SHORT PROBLEM ::
From the first line of the data below through the line holding "const ORANGE = '#e8711a';", output each line exactly and leave the pictures out.

════

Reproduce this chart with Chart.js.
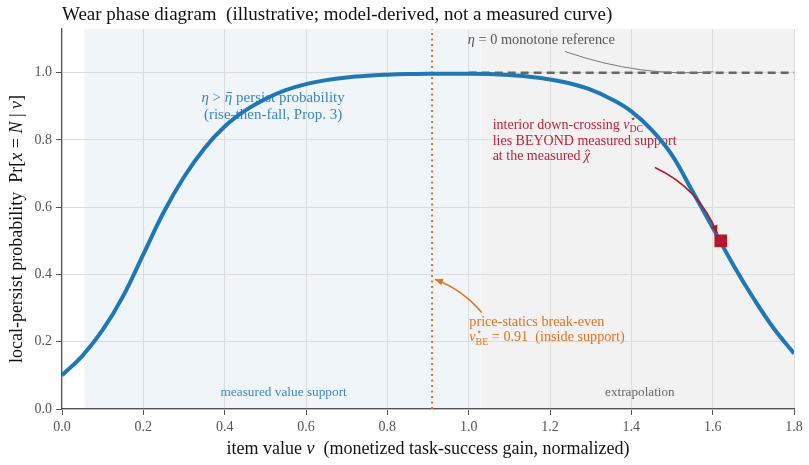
<!DOCTYPE html>
<html>
<head>
<meta charset="utf-8">
<script src="https://cdn.jsdelivr.net/npm/chart.js@4.4.0/dist/chart.umd.min.js"></script>
<style>
  html, body { margin: 0; padding: 0; background: #fff; }
  #wrap { width: 809px; height: 465px; position: relative; }
</style>
</head>
<body>
<div id="wrap"><canvas id="chart"></canvas></div>
<script>
// values
const nuValues = [0, 0.05, 0.1, 0.15, 0.2, 0.25, 0.3, 0.35, 0.4, 0.45, 0.5, 0.55, 0.6, 0.65, 0.7, 0.75, 0.8, 0.85, 0.9, 0.95,
                  1.0, 1.05, 1.1, 1.15, 1.2, 1.25, 1.3, 1.35, 1.4, 1.45, 1.5, 1.55, 1.6, 1.65, 1.7, 1.75, 1.8];
const persistProb = [0.10, 0.158, 0.235, 0.335, 0.46, 0.585, 0.69, 0.775, 0.84, 0.887, 0.922, 0.948, 0.966, 0.978, 0.986, 0.991, 0.994, 0.996, 0.997, 0.997,
                     0.997, 0.996, 0.993, 0.988, 0.98, 0.968, 0.95, 0.922, 0.885, 0.83, 0.755, 0.648, 0.54, 0.43, 0.33, 0.24, 0.165];
const refNu = [1.0, 1.8];
const refProb = [1.0, 1.0];
const breakEvenNu = 0.91;
const downCrossNu = 1.62;
const downCrossProb = 0.50;
const supportRange = [0.055, 1.03];
const extrapRange = [1.03, 1.8];
const xTicks = [0, 0.2, 0.4, 0.6, 0.8, 1.0, 1.2, 1.4, 1.6, 1.8];
const yTicks = [0, 0.2, 0.4, 0.6, 0.8, 1.0];
const yMax = 1.13;

const SERIF = '"Liberation Serif", "DejaVu Serif", serif';
const BLUE = '#1f77b4';
const RED = '#b2182b';
const ORANGE = '#e8711a';

function runFont(size, it) {
    return (it ? 'italic ' : '') + size + 'px ' + SERIF;
}

function runsWidth(ctx, runs, size) {
    let w = 0;
    runs.forEach(r => {
        if (r.sup !== undefined || r.sub !== undefined) {
            ctx.font = runFont(size * 0.7, false);
            w += Math.max(ctx.measureText(r.sup || '').width, ctx.measureText(r.sub || '').width);
        } else {
            ctx.font = runFont(size, r.it);
            w += ctx.measureText(r.t).width;
        }
    });
    return w;
}

// text runs with italic pieces, stacked sup/sub and simple accents (bar, hat)
function drawRuns(ctx, runs, x, y, size, color, align) {
    ctx.save();
    ctx.fillStyle = color;
    ctx.strokeStyle = color;
    ctx.textBaseline = 'middle';
    ctx.textAlign = 'left';
    let cx = align === 'center' ? x - runsWidth(ctx, runs, size) / 2 : x;
    runs.forEach(r => {
        if (r.sup !== undefined || r.sub !== undefined) {
            ctx.font = runFont(size * 0.7, false);
            const w = Math.max(ctx.measureText(r.sup || '').width, ctx.measureText(r.sub || '').width);
            if (r.sup) ctx.fillText(r.sup, cx, y - size * 0.38);
            if (r.sub) ctx.fillText(r.sub, cx, y + size * 0.3);
            cx += w;
        } else {
            ctx.font = runFont(size, r.it);
            ctx.fillText(r.t, cx, y);
            const w = ctx.measureText(r.t).width;
            if (r.bar) {
                ctx.lineWidth = Math.max(1, size * 0.07);
                ctx.beginPath();
                ctx.moveTo(cx + w * 0.25, y - size * 0.36);
                ctx.lineTo(cx + w * 0.95, y - size * 0.36);
                ctx.stroke();
            }
            if (r.hat) {
                ctx.lineWidth = Math.max(1, size * 0.06);
                const hx = cx + w * 0.6;
                ctx.beginPath();
                ctx.moveTo(hx - size * 0.17, y - size * 0.36);
                ctx.lineTo(hx, y - size * 0.52);
                ctx.lineTo(hx + size * 0.17, y - size * 0.36);
                ctx.stroke();
            }
            cx += w;
        }
    });
    ctx.restore();
}

function curvedArrow(ctx, p0, c, p1, color, width, head) {
    ctx.save();
    ctx.strokeStyle = color;
    ctx.fillStyle = color;
    ctx.lineWidth = width;
    ctx.beginPath();
    ctx.moveTo(p0.x, p0.y);
    ctx.quadraticCurveTo(c.x, c.y, p1.x, p1.y);
    ctx.stroke();
    if (head) {
        const a = Math.atan2(p1.y - c.y, p1.x - c.x);
        const L = 8, W = 3.5;
        ctx.beginPath();
        ctx.moveTo(p1.x, p1.y);
        ctx.lineTo(p1.x - L * Math.cos(a) + W * Math.sin(a), p1.y - L * Math.sin(a) - W * Math.cos(a));
        ctx.lineTo(p1.x - L * Math.cos(a) - W * Math.sin(a), p1.y - L * Math.sin(a) + W * Math.cos(a));
        ctx.closePath();
        ctx.fill();
    }
    ctx.restore();
}

const decorPlugin = {
    id: 'decor',
    beforeDraw(chart) {
        const { ctx, chartArea, scales } = chart;
        const x = scales.x;
        ctx.save();
        ctx.fillStyle = '#f0f5fa';
        ctx.fillRect(x.getPixelForValue(supportRange[0]), chartArea.top,
            x.getPixelForValue(supportRange[1]) - x.getPixelForValue(supportRange[0]), chartArea.bottom - chartArea.top);
        ctx.fillStyle = '#f2f2f2';
        ctx.fillRect(x.getPixelForValue(extrapRange[0]), chartArea.top,
            x.getPixelForValue(extrapRange[1]) - x.getPixelForValue(extrapRange[0]), chartArea.bottom - chartArea.top);
        ctx.restore();
    },
    beforeDatasetsDraw(chart) {
        const { ctx, scales } = chart;
        const X = v => scales.x.getPixelForValue(v);
        const Y = v => scales.y.getPixelForValue(v);

        drawRuns(ctx, [{ t: 'η', it: true }, { t: ' > ' }, { t: 'η', it: true, bar: true }, { t: ' persist probability' }],
            X(0.519), Y(0.925), 15, '#3a86c0', 'center');
        drawRuns(ctx, [{ t: '(rise-then-fall, Prop. 3)' }], X(0.519), Y(0.874), 15, '#3a86c0', 'center');

        drawRuns(ctx, [{ t: 'interior down-crossing ' }, { t: 'ν', it: true }, { sup: '⋆', sub: 'DC' }],
            X(1.059), Y(0.845), 14, '#c02038', 'left');
        drawRuns(ctx, [{ t: 'lies BEYOND measured support' }], X(1.059), Y(0.796), 14, '#c02038', 'left');
        drawRuns(ctx, [{ t: 'at the measured ' }, { t: 'χ', it: true, hat: true }], X(1.059), Y(0.750), 14, '#c02038', 'left');

        drawRuns(ctx, [{ t: 'price-statics break-even' }], X(1.0016), Y(0.259), 14.2, ORANGE, 'left');
        drawRuns(ctx, [{ t: 'ν', it: true }, { sup: '⋆', sub: 'BE' }, { t: ' = 0.91  (inside support)' }],
            X(1.0016), Y(0.212), 14.2, ORANGE, 'left');

        drawRuns(ctx, [{ t: 'η', it: true }, { t: ' = 0 monotone reference' }], X(0.998), Y(1.097), 14.3, '#555', 'left');

        drawRuns(ctx, [{ t: 'measured value support' }], X(0.545), Y(0.05), 13.3, '#3f88c2', 'center');
        drawRuns(ctx, [{ t: 'extrapolation' }], X(1.421), Y(0.05), 13.2, '#666', 'center');
    },
    afterDatasetsDraw(chart) {
        const { ctx, scales } = chart;
        const P = (a, b) => ({ x: scales.x.getPixelForValue(a), y: scales.y.getPixelForValue(b) });
        curvedArrow(ctx, P(1.237, 1.063), P(1.424, 0.985), P(1.602, 1.003), '#777', 1, false);
        curvedArrow(ctx, P(1.458, 0.718), P(1.566, 0.657), P(1.611, 0.523), RED, 1.5, true);
        curvedArrow(ctx, P(1.032, 0.287), P(0.986, 0.354), P(0.917, 0.386), ORANGE, 1.5, true);
    },
    afterDraw(chart) {
        const { ctx, chartArea } = chart;
        drawRuns(ctx, [{ t: 'Wear phase diagram  (illustrative; model-derived, not a measured curve)' }],
            chartArea.left, 15, 19, '#111', 'left');
        drawRuns(ctx, [{ t: 'item value ' }, { t: 'ν', it: true }, { t: '  (monetized task-success gain, normalized)' }],
            (chartArea.left + chartArea.right) / 2, 449, 18, '#111', 'center');
        ctx.save();
        ctx.translate(17, (chartArea.top + chartArea.bottom) / 2 + 10);
        ctx.rotate(-Math.PI / 2);
        drawRuns(ctx, [{ t: 'local-persist probability  Pr[' }, { t: 'x', it: true }, { t: ' = ' }, { t: 'N', it: true },
            { t: ' | ' }, { t: 'ν', it: true }, { t: ']' }], 0, 0, 18, '#111', 'center');
        ctx.restore();
    }
};

const axisTicks = { color: '#555', font: { family: SERIF, size: 14 }, padding: 4 };

new Chart(document.getElementById('chart'), {
    type: 'line',
    data: {
        datasets: [
            {
                label: 'down-crossing',
                data: [{ x: downCrossNu, y: downCrossProb }],
                showLine: false,
                pointStyle: 'rect',
                pointRadius: 9,
                backgroundColor: RED,
                borderColor: RED,
                borderWidth: 0,
                order: 0
            },
            {
                label: 'persist',
                data: nuValues.map((v, i) => ({ x: v, y: persistProb[i] })),
                borderColor: BLUE,
                borderWidth: 4,
                pointRadius: 0,
                tension: 0.4,
                order: 1
            },
            {
                label: 'reference',
                data: refNu.map((v, i) => ({ x: v, y: refProb[i] })),
                borderColor: '#666',
                borderWidth: 2.5,
                borderDash: [8, 5],
                pointRadius: 0,
                order: 2
            },
            {
                label: 'break-even',
                data: [{ x: breakEvenNu, y: 0 }, { x: breakEvenNu, y: yMax }],
                borderColor: ORANGE,
                borderWidth: 2,
                borderDash: [2, 3.5],
                pointRadius: 0,
                order: 3
            }
        ]
    },
    options: {
        responsive: true,
        maintainAspectRatio: false,
        animation: false,
        layout: { padding: { top: 29, right: 15, left: 0, bottom: 0 } },
        plugins: { legend: { display: false }, tooltip: { enabled: false } },
        scales: {
            x: {
                type: 'linear',
                min: 0,
                max: 1.8,
                afterBuildTicks: s => { s.ticks = xTicks.map(v => ({ value: v })); },
                afterFit: s => { s.height = 56; },
                ticks: { ...axisTicks, callback: v => v.toFixed(1) },
                grid: { color: '#dcdcdc', tickColor: '#555', tickLength: 6 },
                border: { color: '#555', width: 1.2 }
            },
            y: {
                type: 'linear',
                min: 0,
                max: yMax,
                afterBuildTicks: s => { s.ticks = yTicks.map(v => ({ value: v })); },
                afterFit: s => { s.width = 62; },
                ticks: { ...axisTicks, callback: v => v.toFixed(1) },
                grid: { color: '#dcdcdc', tickColor: '#555', tickLength: 6 },
                border: { color: '#555', width: 1.2 }
            }
        }
    },
    plugins: [decorPlugin]
});
</script>
</body>
</html>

════

COMPLETE ANSWER ::
Reproduce this chart with Chart.js.
<!DOCTYPE html>
<html>
<head>
<meta charset="utf-8">
<script src="https://cdn.jsdelivr.net/npm/chart.js@4.4.0/dist/chart.umd.min.js"></script>
<style>
  html, body { margin: 0; padding: 0; background: #fff; }
  #wrap { width: 809px; height: 465px; position: relative; }
</style>
</head>
<body>
<div id="wrap"><canvas id="chart"></canvas></div>
<script>
// values
const nuValues = [0, 0.05, 0.1, 0.15, 0.2, 0.25, 0.3, 0.35, 0.4, 0.45, 0.5, 0.55, 0.6, 0.65, 0.7, 0.75, 0.8, 0.85, 0.9, 0.95,
                  1.0, 1.05, 1.1, 1.15, 1.2, 1.25, 1.3, 1.35, 1.4, 1.45, 1.5, 1.55, 1.6, 1.65, 1.7, 1.75, 1.8];
const persistProb = [0.10, 0.158, 0.235, 0.335, 0.46, 0.585, 0.69, 0.775, 0.84, 0.887, 0.922, 0.948, 0.966, 0.978, 0.986, 0.991, 0.994, 0.996, 0.997, 0.997,
                     0.997, 0.996, 0.993, 0.988, 0.98, 0.968, 0.95, 0.922, 0.885, 0.83, 0.755, 0.648, 0.54, 0.43, 0.33, 0.24, 0.165];
const refNu = [1.0, 1.8];
const refProb = [1.0, 1.0];
const breakEvenNu = 0.91;
const downCrossNu = 1.62;
const downCrossProb = 0.50;
const supportRange = [0.055, 1.03];
const extrapRange = [1.03, 1.8];
const xTicks = [0, 0.2, 0.4, 0.6, 0.8, 1.0, 1.2, 1.4, 1.6, 1.8];
const yTicks = [0, 0.2, 0.4, 0.6, 0.8, 1.0];
const yMax = 1.13;

const SERIF = '"Liberation Serif", "DejaVu Serif", serif';
const BLUE = '#1f77b4';
const RED = '#b2182b';
const ORANGE = '#e8711a';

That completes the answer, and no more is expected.